** START Data **

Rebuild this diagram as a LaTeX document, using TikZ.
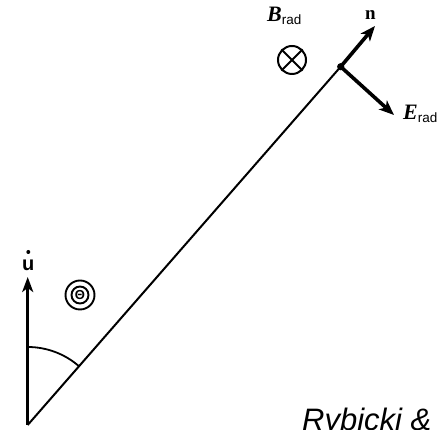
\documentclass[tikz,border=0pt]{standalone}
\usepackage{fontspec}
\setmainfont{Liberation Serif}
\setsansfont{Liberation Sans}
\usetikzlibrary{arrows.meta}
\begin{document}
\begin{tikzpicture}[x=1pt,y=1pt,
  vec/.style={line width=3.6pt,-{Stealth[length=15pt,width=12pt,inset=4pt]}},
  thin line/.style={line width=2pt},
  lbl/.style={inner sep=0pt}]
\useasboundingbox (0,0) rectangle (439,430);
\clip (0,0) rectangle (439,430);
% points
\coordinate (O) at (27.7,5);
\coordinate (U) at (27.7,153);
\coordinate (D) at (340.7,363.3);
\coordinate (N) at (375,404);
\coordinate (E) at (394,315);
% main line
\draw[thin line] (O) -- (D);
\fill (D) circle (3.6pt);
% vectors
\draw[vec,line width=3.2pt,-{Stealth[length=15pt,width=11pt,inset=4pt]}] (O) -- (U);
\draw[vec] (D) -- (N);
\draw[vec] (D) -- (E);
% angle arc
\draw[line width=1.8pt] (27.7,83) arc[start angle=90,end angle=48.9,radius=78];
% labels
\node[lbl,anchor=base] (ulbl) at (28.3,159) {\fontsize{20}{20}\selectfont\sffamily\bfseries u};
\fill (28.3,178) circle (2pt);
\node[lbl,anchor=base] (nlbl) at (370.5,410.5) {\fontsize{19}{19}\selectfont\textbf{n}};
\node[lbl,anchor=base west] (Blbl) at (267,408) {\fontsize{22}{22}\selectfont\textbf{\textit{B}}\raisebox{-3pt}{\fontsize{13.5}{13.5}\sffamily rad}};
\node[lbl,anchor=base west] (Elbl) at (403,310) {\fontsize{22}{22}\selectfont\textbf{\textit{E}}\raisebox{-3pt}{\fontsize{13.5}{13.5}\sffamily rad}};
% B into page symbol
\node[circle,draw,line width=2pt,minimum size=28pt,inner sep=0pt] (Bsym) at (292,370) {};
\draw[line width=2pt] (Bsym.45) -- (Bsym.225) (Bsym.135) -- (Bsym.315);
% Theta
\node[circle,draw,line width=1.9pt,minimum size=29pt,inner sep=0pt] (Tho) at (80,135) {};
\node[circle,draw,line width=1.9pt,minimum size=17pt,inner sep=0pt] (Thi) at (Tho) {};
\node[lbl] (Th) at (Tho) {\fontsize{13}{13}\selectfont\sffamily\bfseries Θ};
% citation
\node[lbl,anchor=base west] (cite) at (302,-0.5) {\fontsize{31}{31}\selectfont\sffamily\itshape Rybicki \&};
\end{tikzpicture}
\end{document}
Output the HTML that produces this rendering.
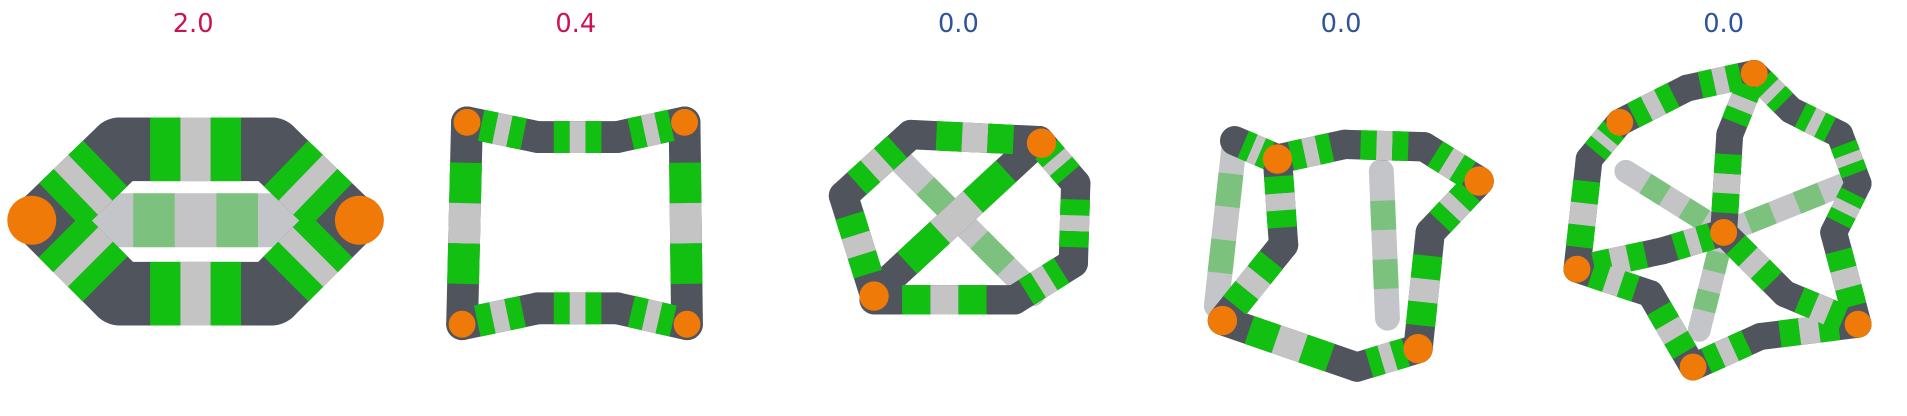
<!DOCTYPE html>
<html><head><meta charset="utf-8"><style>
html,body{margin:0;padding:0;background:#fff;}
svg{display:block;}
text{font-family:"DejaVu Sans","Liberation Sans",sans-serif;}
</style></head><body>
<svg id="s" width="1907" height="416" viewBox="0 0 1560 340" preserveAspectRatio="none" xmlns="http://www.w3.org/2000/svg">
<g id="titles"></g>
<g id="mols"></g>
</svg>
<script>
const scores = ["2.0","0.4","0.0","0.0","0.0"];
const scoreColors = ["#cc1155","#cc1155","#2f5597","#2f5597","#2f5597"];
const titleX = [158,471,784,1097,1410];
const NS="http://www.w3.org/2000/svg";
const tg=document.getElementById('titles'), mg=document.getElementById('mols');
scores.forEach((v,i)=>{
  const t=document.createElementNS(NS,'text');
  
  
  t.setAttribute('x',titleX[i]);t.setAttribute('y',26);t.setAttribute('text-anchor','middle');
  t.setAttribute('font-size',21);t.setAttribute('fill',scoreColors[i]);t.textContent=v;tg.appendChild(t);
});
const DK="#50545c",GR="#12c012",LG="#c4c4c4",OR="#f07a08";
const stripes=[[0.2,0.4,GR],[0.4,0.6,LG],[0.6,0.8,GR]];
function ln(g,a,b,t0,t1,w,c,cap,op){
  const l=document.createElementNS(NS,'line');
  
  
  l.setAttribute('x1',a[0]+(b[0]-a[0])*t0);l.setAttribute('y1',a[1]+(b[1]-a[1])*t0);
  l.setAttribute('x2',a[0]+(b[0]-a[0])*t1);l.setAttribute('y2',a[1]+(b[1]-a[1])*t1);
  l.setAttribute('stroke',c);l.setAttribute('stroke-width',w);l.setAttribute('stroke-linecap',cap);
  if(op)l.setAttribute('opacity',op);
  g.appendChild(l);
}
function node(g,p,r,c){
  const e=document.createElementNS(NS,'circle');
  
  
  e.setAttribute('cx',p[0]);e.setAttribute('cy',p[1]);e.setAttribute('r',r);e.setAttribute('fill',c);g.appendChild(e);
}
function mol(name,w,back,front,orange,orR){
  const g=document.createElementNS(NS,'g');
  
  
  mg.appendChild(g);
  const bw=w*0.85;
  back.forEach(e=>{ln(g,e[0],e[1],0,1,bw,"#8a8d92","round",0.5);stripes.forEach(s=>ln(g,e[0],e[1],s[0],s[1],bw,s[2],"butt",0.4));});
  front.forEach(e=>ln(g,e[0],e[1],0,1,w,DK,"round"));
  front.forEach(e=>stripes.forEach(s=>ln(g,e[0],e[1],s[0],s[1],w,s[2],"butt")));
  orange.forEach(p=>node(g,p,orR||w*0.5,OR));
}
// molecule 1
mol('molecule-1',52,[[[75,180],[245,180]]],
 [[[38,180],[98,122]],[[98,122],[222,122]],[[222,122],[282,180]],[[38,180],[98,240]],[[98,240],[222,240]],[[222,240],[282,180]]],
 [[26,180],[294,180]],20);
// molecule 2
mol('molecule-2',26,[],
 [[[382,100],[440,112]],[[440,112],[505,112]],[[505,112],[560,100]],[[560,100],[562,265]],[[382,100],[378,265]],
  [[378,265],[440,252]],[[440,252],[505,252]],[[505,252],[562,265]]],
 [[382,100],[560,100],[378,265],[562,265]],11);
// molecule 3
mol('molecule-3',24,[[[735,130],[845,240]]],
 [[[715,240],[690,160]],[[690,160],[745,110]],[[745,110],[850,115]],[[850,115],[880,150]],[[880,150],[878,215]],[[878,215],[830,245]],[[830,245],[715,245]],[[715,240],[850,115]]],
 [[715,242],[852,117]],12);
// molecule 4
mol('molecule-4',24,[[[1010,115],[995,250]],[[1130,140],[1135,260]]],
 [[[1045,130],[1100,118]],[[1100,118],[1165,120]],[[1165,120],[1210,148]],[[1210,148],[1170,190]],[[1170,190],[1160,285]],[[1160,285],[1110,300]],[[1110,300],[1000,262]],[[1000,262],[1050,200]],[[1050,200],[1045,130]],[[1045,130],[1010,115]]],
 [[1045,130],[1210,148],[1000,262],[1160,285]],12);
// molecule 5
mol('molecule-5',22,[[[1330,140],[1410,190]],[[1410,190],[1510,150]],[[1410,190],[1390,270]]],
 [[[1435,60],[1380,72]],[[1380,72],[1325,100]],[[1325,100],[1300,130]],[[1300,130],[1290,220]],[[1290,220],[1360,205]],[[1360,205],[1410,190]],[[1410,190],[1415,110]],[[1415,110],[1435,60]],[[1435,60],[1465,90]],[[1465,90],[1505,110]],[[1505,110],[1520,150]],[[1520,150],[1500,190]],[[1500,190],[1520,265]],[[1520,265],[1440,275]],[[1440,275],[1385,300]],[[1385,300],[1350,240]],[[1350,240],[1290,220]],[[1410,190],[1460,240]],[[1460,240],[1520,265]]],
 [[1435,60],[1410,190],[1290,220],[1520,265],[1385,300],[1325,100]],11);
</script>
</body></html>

** END Data **

# [Exercise prompt]
Within the material above, find the lines that contain the word "this"; copy them.

# [Task answer]
Rebuild this diagram as a LaTeX document, using TikZ.
Output the HTML that produces this rendering.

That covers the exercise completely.